Section IV. DISEASES/DISORDERS OF THE ACCESSORY ORGANS
3-20. THE ACCESSORY ORGANS
Accessory organs of the gastrointestinal system include the liver and gallbladder.
The liver is the largest glandular organ in the body and is involved in vital, complex
metabolic activities. Liver functions include the formation and excretion of bile;
utilization, transformation, and distribution of vitamins, proteins, fats, and carbohydrates;
detoxification of chemicals (including drugs), bacteria, and foreign elements that may be
harmful, and the formation of antibodies and immunizing substances, including gamma
globulin. Cirrhosis of the liver is a disease which can drastically interrupt or stop these
important liver functions. The gallbladder receives bile made by the liver, changes the
bile by absorbing water and minerals so that the bile is more concentrated, and releases
the bile when it is needed. Problems involving gallbladder can result in acute
cholecystitis and/or cholelithiasis.
3-21. LIVER DISORDERS
a. Cirrhosis of the Liver.
(1) Definition. Cirrhosis is a chronic disease of the liver in which the liver is
first damaged and then an excess of fibrous tissue develops. As the liver tries to repair
the damage, scarring develops, and eventually blood cannot flow through its normal
channels in the liver. Liver cells cannot regenerate.

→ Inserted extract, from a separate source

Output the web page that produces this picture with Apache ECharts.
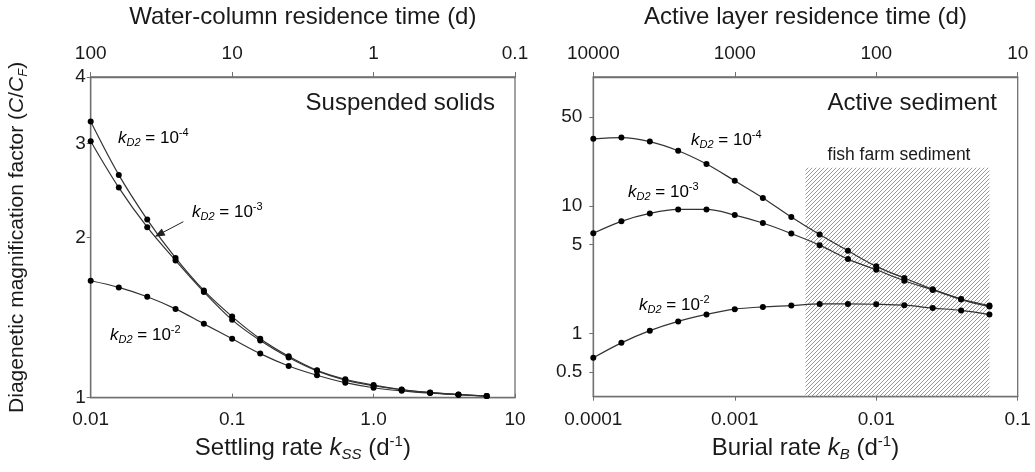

(2) Etiology. A variety of agents may damage the liver cells and the liver's
connective tissue. Chronic gastroenteritis (chronic inflammation of the gastrointestinal
tract) may impair liver function. Streptococcus infections and Schistosoma (blood flukes
which are parasites in man and animals) may lead to liver cirrhosis. Chemicals
including alcohol as well as carbon tetrachloride, arsenic, and lead can lead to cirrhosis.
Obstruction of the biliary ducts when complicated by inflammation is a frequent cause of
cirrhosis. The result is that necrotic liver cells are damaged. Liver cells cannot grow
new cells to replace damaged ones. Instead, connective tissue replaces the cells with
tissue containing fibers.
(3) Signs and symptoms. General signs of liver damage occur. Early signs
include gastrointestinal disturbances, indigestion (dyspepsia), change in bowel habits,
and chronic gastritis (chronic inflammation of the stomach). Later in the disease, these
signs and symptoms occur: fever, liver enlargement, gradual weight loss, and
accumulation of fluid in the peritoneal cavity (ascites).